WHAT IS NEEDED -
Restate word for word the lines that begin the listing and end with the line holding "var w = 274, h = 274;".

- - -

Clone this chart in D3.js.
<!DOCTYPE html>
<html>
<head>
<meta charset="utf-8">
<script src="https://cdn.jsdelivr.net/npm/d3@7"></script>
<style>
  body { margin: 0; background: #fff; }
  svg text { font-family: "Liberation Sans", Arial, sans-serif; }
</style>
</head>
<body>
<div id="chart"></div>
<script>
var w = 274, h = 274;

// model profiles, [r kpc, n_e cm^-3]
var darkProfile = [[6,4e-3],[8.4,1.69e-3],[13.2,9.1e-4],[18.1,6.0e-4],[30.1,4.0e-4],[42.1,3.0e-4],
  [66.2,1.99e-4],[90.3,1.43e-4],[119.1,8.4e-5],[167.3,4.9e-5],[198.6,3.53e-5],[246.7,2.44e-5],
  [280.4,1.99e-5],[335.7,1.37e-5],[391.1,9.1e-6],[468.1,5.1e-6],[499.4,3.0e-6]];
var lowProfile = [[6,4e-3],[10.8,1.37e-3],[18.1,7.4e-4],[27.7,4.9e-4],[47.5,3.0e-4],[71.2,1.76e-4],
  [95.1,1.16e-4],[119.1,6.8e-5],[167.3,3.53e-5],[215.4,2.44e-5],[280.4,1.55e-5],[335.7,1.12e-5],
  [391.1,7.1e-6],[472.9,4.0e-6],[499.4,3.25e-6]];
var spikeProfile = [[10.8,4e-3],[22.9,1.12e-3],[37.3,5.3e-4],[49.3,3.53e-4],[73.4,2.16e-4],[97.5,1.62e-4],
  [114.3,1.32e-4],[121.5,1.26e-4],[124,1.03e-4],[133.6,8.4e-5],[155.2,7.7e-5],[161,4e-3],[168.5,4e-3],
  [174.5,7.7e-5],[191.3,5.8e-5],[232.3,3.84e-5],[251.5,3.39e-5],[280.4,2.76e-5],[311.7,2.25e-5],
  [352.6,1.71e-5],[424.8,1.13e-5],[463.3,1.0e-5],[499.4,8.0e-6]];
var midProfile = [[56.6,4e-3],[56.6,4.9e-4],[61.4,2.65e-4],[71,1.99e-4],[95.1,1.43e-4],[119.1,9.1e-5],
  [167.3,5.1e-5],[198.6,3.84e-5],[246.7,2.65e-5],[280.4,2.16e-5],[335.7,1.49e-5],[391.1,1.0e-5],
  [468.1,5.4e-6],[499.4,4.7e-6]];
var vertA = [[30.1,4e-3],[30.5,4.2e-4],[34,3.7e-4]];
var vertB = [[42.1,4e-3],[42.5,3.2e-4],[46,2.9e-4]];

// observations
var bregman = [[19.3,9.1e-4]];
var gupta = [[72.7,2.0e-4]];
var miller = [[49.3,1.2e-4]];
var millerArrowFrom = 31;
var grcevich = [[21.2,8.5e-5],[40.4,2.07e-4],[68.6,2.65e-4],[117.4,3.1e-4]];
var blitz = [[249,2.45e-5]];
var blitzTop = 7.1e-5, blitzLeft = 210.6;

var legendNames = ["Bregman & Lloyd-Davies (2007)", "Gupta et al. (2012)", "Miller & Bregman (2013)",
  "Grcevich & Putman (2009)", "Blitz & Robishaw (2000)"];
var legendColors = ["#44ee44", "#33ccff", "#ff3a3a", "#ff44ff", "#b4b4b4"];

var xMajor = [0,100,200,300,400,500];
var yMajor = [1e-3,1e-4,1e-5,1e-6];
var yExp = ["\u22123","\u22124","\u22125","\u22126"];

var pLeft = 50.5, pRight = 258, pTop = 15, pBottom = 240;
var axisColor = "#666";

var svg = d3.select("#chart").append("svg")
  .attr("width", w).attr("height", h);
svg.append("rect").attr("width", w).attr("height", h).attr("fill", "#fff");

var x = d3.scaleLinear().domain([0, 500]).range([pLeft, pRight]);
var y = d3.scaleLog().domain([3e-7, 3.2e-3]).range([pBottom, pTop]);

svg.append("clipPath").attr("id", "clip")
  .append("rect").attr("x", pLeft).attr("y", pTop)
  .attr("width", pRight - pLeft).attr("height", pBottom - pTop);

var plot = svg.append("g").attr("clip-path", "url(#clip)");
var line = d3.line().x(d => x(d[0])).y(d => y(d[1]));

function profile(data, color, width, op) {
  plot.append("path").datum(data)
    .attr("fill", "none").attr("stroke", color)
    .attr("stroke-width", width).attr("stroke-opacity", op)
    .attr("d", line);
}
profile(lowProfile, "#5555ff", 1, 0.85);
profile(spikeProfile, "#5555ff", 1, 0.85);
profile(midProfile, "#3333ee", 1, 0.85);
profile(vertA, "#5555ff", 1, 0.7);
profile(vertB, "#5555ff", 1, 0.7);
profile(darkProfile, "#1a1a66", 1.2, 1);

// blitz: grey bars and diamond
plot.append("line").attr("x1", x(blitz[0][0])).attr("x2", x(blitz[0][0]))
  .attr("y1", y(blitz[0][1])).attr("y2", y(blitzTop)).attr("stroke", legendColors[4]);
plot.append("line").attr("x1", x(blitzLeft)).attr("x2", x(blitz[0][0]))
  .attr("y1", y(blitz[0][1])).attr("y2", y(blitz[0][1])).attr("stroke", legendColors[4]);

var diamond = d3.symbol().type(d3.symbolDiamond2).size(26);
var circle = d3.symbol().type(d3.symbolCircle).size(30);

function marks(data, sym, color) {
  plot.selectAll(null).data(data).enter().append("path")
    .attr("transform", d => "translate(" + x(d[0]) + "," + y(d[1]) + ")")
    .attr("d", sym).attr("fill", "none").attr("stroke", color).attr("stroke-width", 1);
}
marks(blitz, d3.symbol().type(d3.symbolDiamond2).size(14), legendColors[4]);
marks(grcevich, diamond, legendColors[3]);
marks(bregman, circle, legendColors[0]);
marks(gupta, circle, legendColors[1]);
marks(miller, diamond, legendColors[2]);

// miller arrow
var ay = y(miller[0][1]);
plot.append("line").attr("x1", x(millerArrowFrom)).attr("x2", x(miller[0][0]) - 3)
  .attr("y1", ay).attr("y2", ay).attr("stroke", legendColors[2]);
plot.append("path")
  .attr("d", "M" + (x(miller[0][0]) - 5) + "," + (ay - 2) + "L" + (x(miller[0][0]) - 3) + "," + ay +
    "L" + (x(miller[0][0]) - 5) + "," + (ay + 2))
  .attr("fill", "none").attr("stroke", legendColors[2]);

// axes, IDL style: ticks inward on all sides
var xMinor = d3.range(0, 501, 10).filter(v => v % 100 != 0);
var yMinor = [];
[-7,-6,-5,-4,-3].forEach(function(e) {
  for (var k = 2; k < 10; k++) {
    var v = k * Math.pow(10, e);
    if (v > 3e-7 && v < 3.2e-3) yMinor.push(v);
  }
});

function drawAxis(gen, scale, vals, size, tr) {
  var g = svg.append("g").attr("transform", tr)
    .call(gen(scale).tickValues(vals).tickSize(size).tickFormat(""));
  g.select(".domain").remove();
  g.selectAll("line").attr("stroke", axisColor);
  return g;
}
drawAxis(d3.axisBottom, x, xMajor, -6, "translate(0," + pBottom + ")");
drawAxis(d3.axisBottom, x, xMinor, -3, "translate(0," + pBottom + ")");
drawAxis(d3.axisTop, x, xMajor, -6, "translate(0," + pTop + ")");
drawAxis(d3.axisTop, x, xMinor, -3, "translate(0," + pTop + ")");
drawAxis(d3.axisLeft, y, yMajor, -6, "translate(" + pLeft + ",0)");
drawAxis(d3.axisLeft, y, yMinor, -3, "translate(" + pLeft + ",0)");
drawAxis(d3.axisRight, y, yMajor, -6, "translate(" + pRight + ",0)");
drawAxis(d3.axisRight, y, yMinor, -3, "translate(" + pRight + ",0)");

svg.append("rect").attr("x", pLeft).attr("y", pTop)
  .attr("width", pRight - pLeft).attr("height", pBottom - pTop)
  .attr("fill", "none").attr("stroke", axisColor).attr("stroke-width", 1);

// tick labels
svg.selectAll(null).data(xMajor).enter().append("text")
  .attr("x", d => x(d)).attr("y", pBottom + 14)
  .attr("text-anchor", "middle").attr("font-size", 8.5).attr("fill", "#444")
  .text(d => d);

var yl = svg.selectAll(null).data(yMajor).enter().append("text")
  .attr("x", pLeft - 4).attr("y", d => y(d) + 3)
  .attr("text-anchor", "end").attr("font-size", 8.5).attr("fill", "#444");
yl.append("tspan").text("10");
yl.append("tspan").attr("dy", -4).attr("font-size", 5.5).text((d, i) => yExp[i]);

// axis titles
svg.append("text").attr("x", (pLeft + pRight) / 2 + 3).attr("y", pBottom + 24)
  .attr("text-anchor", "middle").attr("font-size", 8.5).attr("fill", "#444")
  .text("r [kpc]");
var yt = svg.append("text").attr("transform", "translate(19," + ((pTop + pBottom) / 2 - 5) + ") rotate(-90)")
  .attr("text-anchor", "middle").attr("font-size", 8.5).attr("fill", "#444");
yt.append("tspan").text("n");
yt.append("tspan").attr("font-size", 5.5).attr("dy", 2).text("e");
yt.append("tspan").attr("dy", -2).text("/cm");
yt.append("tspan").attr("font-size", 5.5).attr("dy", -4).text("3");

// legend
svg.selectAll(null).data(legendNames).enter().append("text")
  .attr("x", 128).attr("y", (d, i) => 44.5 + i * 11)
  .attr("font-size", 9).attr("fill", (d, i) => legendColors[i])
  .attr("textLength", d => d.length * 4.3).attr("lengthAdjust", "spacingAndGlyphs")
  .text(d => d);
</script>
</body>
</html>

- - -

TASK RESULT -
Clone this chart in D3.js.
<!DOCTYPE html>
<html>
<head>
<meta charset="utf-8">
<script src="https://cdn.jsdelivr.net/npm/d3@7"></script>
<style>
  body { margin: 0; background: #fff; }
  svg text { font-family: "Liberation Sans", Arial, sans-serif; }
</style>
</head>
<body>
<div id="chart"></div>
<script>
var w = 274, h = 274;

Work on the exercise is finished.